Authors

Bruce Sacerdote

Richard S. Braddock 1963 Professor in Economics

Dartmouth College

BRUCE SACERDOTE is the Richard S. Braddock 1963 Professor of Economics at Dartmouth College, a Research Associate at the National Bureau of Economic Research and a co-Director for the Jameel Poverty Action Lab’s State and Local Initiative. His current work focuses on the economics of education with an emphasis on helping young adults attend, persist, and graduate from college. He is a principal investigator on a set of experiments designed to encourage more high school seniors to apply to and attend college. A second set of experiments is aimed at helping community college students succeed and graduate. In related work he and coauthors are investigating the long run impacts for Veterans who receive the Post 9/11 GI Bill. All of Sacerdote’s projects include a large and hardworking set of undergraduate research assistants, Presidential Scholars and co-authors. Current projects employ twelve different undergraduates including one full time project manager and another who is the first author on the study. Sacerdote teaches a senior seminar in finance. One course highlight are the frequent and lively guest lectures from dedicated Dartmouth alumni who are working in varied aspects of finance. His work has been published in (among other places) American Economic Review, Econometrica, the Quarterly Journal of Economics, American Economic Journal, and the Review of Economics and Statistics. And it has been featured in the New York Times, the Wall Street Journal and National Public Radio. Bruce and his wife Michele live in Hanover with their three children Leo, Sam, Sofia (11,15, 20).

Publications

Is the Decline of the Middle Class Greatly Exaggerated?

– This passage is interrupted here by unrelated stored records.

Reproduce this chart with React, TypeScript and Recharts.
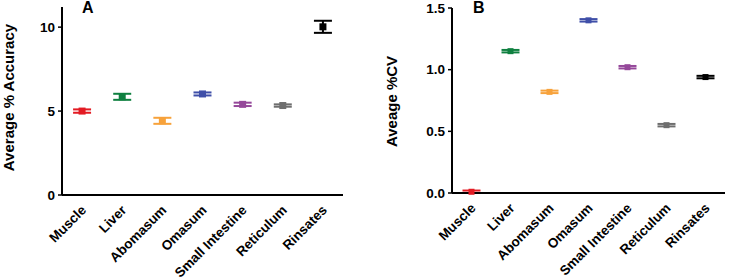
import React from "react";
import { ComposedChart, Line, XAxis, YAxis, ErrorBar } from "recharts";

const categories = ["Muscle", "Liver", "Abomasum", "Omasum", "Small Intestine", "Reticulum", "Rinsates"];
const colors = ["#E31B23", "#0F8040", "#F7A23B", "#3F4FA8", "#95489A", "#6E6E6E", "#000000"];

// panel A: average % accuracy
const accuracyMean = [5.0, 5.85, 4.42, 6.02, 5.4, 5.33, 10.02];
const accuracyErr = [0.1, 0.18, 0.18, 0.09, 0.1, 0.07, 0.36];
const accuracyTicks = [0, 5, 10];

// panel B: average %CV
const cvMean = [0.01, 1.15, 0.82, 1.4, 1.02, 0.55, 0.94];
const cvErr = [0.01, 0.01, 0.01, 0.01, 0.01, 0.01, 0.01];
const cvTicks = [0, 0.5, 1.0, 1.5];

const FONT = "'Liberation Sans', Arial, sans-serif";

const buildRows = (mean: number[], err: number[]) =>
  categories.map((name, i) => {
    const row: any = { name };
    row[`m${i}`] = mean[i];
    row[`e${i}`] = err[i];
    return row;
  });

const CatTick = ({ x, y, payload }: any) => (
  <text
    x={0}
    y={0}
    transform={`translate(${x + 5},${y + 16}) rotate(-45)`}
    textAnchor="end"
    fontSize={13.5}
    fontWeight="bold"
    fontFamily={FONT}
    fill="#000"
  >
    {payload.value}
  </text>
);

const squareDot = (color: string, size: number) => (props: any) => {
  const { cx, cy, key } = props;
  if (cx == null || cy == null) return <g key={key} />;
  return <rect key={key} x={cx - size / 2} y={cy - size / 2} width={size} height={size} fill={color} />;
};

const Panel = ({
  mean,
  err,
  domain,
  ticks,
  width,
  yAxisWidth,
  xAxisHeight,
  margin,
  dotSize,
  tickFormatter,
}: any) => (
  <ComposedChart width={width} height={280} data={buildRows(mean, err)} margin={margin}>
    <XAxis
      dataKey="name"
      scale="band"
      interval={0}
      height={xAxisHeight}
      axisLine={{ stroke: "#000", strokeWidth: 2 }}
      tickLine={false}
      tickSize={0}
      tickMargin={0}
      tick={<CatTick />}
    />
    <YAxis
      type="number"
      domain={domain}
      ticks={ticks}
      width={yAxisWidth}
      axisLine={{ stroke: "#000", strokeWidth: 2 }}
      tickLine={{ stroke: "#000", strokeWidth: 1.5 }}
      tickSize={4}
      tickMargin={3}
      tickFormatter={tickFormatter}
      tick={{ fill: "#000", fontSize: 13.5, fontWeight: "bold", fontFamily: FONT }}
    />
    {categories.map((c, i) => (
      <Line
        key={c}
        dataKey={`m${i}`}
        stroke="none"
        dot={squareDot(colors[i], dotSize)}
        activeDot={false}
        legendType="none"
        isAnimationActive={false}
      >
        <ErrorBar dataKey={`e${i}`} direction="y" width={9} strokeWidth={2} stroke={colors[i]} />
      </Line>
    ))}
  </ComposedChart>
);

export default function App() {
  return (
    <div style={{ position: "absolute", left: 0, top: 0, width: 731, height: 280, background: "#fff" }}>
      <div style={{ position: "absolute", left: 0, top: 0 }}>
        <Panel
          mean={accuracyMean}
          err={accuracyErr}
          domain={[0, 11.2]}
          ticks={accuracyTicks}
          width={350}
          yAxisWidth={62}
          xAxisHeight={85}
          margin={{ top: 7, right: 7, bottom: 0, left: 0 }}
          dotSize={7}
          tickFormatter={(v: number) => String(v)}
        />
      </div>
      <div style={{ position: "absolute", left: 370, top: 0 }}>
        <Panel
          mean={cvMean}
          err={cvErr}
          domain={[0, 1.5]}
          ticks={cvTicks}
          width={361}
          yAxisWidth={82}
          xAxisHeight={87}
          margin={{ top: 8, right: 6, bottom: 0, left: 0 }}
          dotSize={6}
          tickFormatter={(v: number) => v.toFixed(1)}
        />
      </div>
      <svg
        width={731}
        height={280}
        style={{ position: "absolute", left: 0, top: 0, pointerEvents: "none" }}
        fontFamily={FONT}
        fontWeight="bold"
        fill="#000"
      >
        <text x={82} y={13} fontSize={16}>A</text>
        <text x={473} y={13} fontSize={16}>B</text>
        <text transform="translate(14,97.5) rotate(-90)" textAnchor="middle" fontSize={15}>
          Average % Accuracy
        </text>
        <text transform="translate(397,101.5) rotate(-90)" textAnchor="middle" fontSize={15}>
          Aveage %CV
        </text>
      </svg>
    </div>
  );
}
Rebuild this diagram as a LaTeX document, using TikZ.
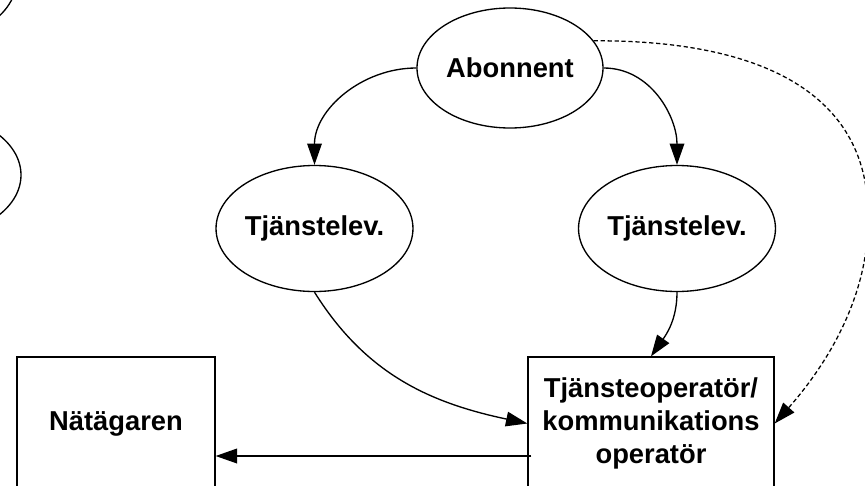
\documentclass[tikz,border=0pt]{standalone}
\usepackage{fontspec}
\setmainfont{Liberation Sans}
\usetikzlibrary{arrows.meta,shapes.geometric}
\begin{document}
\begin{tikzpicture}[x=0.75pt,y=-0.75pt,
 lbl/.style={font=\fontsize{20.5}{25}\selectfont\bfseries, align=center},
 ell/.style={ellipse, draw, line width=1pt, inner sep=0pt, minimum width=139.5pt, minimum height=94.5pt, lbl},
 box/.style={rectangle, draw, line width=1pt, inner sep=0pt, minimum height=99.75pt, lbl},
 arr/.style={line width=1pt, -{Triangle[length=16pt,width=11pt]}},
 darr/.style={line width=0.95pt, dash pattern=on 3.2pt off 2pt, -{Triangle[length=16pt,width=11pt]}},
 partial/.style={draw, line width=1pt}]
\useasboundingbox (0,0) rectangle (865,486);
\clip (0,0) rectangle (865,486);
% partial shapes cut by the left edge
\path[partial] (-72,175) ellipse [x radius=93, y radius=62];
\path[partial] (-76.5,-20) ellipse [x radius=93, y radius=62];
% nodes
\node[ell, minimum height=90pt] (ab) at (510,68) {Abonnent};
\node[ell] (tl) at (314.5,228.5) {Tjänstelev.};
\node[ell] (tr) at (677,228.5) {Tjänstelev.};
\node[box, minimum width=184.5pt] (op) at (651,423.5) {Tjänsteoperatör/\\kommunikations\\operatör};
\node[box, minimum width=148.5pt] (nat) at (116,423.5) {Nätägaren};
\coordinate (lv) at (0,456);
% connectors
\draw[arr] (ab.west) to[out=180,in=90] (tl.north);
\draw[arr] (ab.east) to[out=0,in=90] (tr.north);
\draw[arr] (tl.south) to[out=-58,in=168] (op.west);
\draw[arr] (tr.south) to[out=-90,in=55] (op.north);
\draw[arr, shorten <=-3pt] (op.west |- lv) -- (nat.east |- lv);
\draw[darr] (ab.18) .. controls (772,40) and (868,100) .. (868,215) .. controls (870,300) and (822,370) .. (op.east);
\end{tikzpicture}
\end{document}
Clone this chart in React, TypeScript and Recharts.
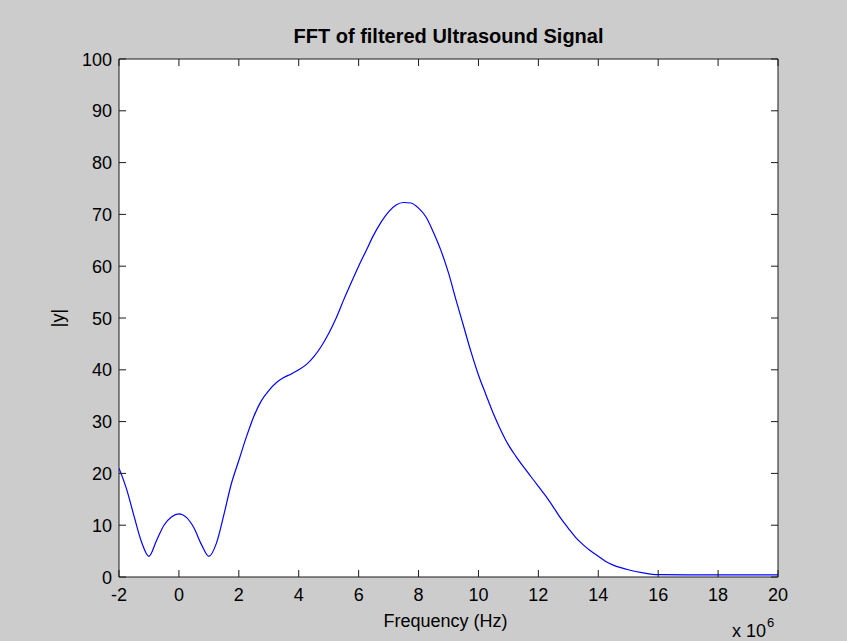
import React from 'react';
import { LineChart, Line, XAxis, YAxis, CartesianGrid, ReferenceArea, Customized } from 'recharts';

const freq = [
  -2, -1.75, -1.5, -1.25, -1, -0.75, -0.5, -0.25, 0, 0.25, 0.5, 0.75, 1, 1.25, 1.5, 1.75,
  2, 2.25, 2.5, 2.75, 3, 3.25, 3.5, 3.75, 4, 4.25, 4.5, 4.75, 5, 5.25, 5.5, 5.75,
  6, 6.25, 6.5, 6.75, 7, 7.25, 7.5, 7.75, 8, 8.25, 8.5, 8.75, 9, 9.25, 9.5, 9.75,
  10, 10.25, 10.5, 10.75, 11, 11.25, 11.5, 11.75, 12, 12.25, 12.5, 12.75, 13, 13.25, 13.5, 13.75,
  14, 14.25, 14.5, 14.75, 15, 15.5, 16, 17, 18, 19, 20,
];
const magnitude = [
  21, 17, 11.8, 6.8, 4, 7, 10, 11.6, 12.2, 11.5, 9.5, 6.3, 4, 6.5, 12, 18,
  22.5, 27, 31, 34, 36, 37.5, 38.5, 39.2, 40, 41, 42.5, 44.5, 47, 50, 53.5, 56.8,
  60, 63, 66, 68.5, 70.5, 71.8, 72.3, 72.2, 71.2, 69.5, 66.5, 63, 58.7, 53.5, 48.5, 43.5,
  39, 35.2, 31.5, 28.3, 25.5, 23.3, 21.3, 19.4, 17.5, 15.6, 13.5, 11.3, 9.4, 7.6, 6.2, 5.0,
  4.0, 3.0, 2.3, 1.8, 1.4, 0.8, 0.45, 0.4, 0.4, 0.4, 0.4,
];
const xTicks = [-2, 0, 2, 4, 6, 8, 10, 12, 14, 16, 18, 20];
const yTicks = [0, 10, 20, 30, 40, 50, 60, 70, 80, 90, 100];
const title = 'FFT of filtered Ultrasound Signal';
const xLabel = 'Frequency (Hz)';
const yLabel = '|y|';
const xExponent = '6';

const data = freq.map((f, i) => ({ f, y: magnitude[i] }));

const W = 847;
const H = 641;
const PL = 119;
const PR = 778;
const PT = 59;
const PB = 577;
const TICK = 7;
const FONT = '"Liberation Sans", Arial, Helvetica, sans-serif';
const AXIS_COLOR = '#1a1a1a';

const XTick = (props: any) => {
  const { x, payload } = props;
  return (
    <g>
      <line x1={x} x2={x} y1={PB} y2={PB - TICK} stroke={AXIS_COLOR} strokeWidth={1} />
      <line x1={x} x2={x} y1={PT} y2={PT + TICK} stroke={AXIS_COLOR} strokeWidth={1} />
      <text x={x} y={PB + 24} textAnchor="middle" fontSize={18} fontFamily={FONT} fill="#000">
        {payload.value}
      </text>
    </g>
  );
};

const YTick = (props: any) => {
  const { y, payload } = props;
  return (
    <g>
      <line x1={PL} x2={PL + TICK} y1={y} y2={y} stroke={AXIS_COLOR} strokeWidth={1} />
      <line x1={PR} x2={PR - TICK} y1={y} y2={y} stroke={AXIS_COLOR} strokeWidth={1} />
      <text x={PL - 7} y={y + 6.5} textAnchor="end" fontSize={18} fontFamily={FONT} fill="#000">
        {payload.value}
      </text>
    </g>
  );
};

const Extras = () => (
  <g>
    <text x={(PL + PR) / 2} y={43} textAnchor="middle" fontSize={20} fontWeight="bold" fontFamily={FONT} fill="#000">
      {title}
    </text>
    <text x={(PL + PR) / 2 - 3} y={627} textAnchor="middle" fontSize={18} fontFamily={FONT} fill="#000">
      {xLabel}
    </text>
    <text
      x={0}
      y={0}
      transform={`translate(64, ${(PT + PB) / 2}) rotate(-90)`}
      textAnchor="middle"
      fontSize={18}
      fontFamily={FONT}
      fill="#000"
    >
      {yLabel}
    </text>
    <text x={732} y={637} fontSize={18} fontFamily={FONT} fill="#000">
      x 10
    </text>
    <text x={767} y={627} fontSize={13} fontFamily={FONT} fill="#000">
      {xExponent}
    </text>
  </g>
);

export default function App() {
  return (
    <div style={{ position: 'absolute', left: 0, top: 0, width: W, height: H, background: '#cccccc' }}>
      <LineChart
        width={W}
        height={H}
        data={data}
        margin={{ top: PT, right: W - PR, bottom: H - PB - 50, left: PL - 60 }}
      >
        <CartesianGrid horizontal={false} vertical={false} fill="#ffffff" />
        <XAxis
          dataKey="f"
          type="number"
          domain={[-2, 20]}
          ticks={xTicks}
          height={50}
          axisLine={false}
          tickLine={false}
          tick={<XTick />}
          interval={0}
          allowDataOverflow
        />
        <YAxis
          type="number"
          domain={[0, 100]}
          ticks={yTicks}
          width={60}
          axisLine={false}
          tickLine={false}
          tick={<YTick />}
          interval={0}
          allowDataOverflow
        />
        <Line
          type="monotone"
          dataKey="y"
          stroke="#0000ff"
          strokeWidth={1.2}
          dot={false}
          isAnimationActive={false}
        />
        <ReferenceArea x1={-2} x2={20} y1={0} y2={100} fill="none" stroke={AXIS_COLOR} strokeWidth={1} ifOverflow="visible" />
        <Customized component={Extras} />
      </LineChart>
    </div>
  );
}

Professor Bruce Sacerdote of Dartmouth College asserts that claims about a vanishing middle class are not well-founded. The real challenges, he argues, are the rapidly changing nature of work and the skills demanded in the labor market; the unequal distribution of income growth in the United States in which median income and consumption are growing less quickly than the economy as a whole; and the deterioration of happiness and mental health indicators.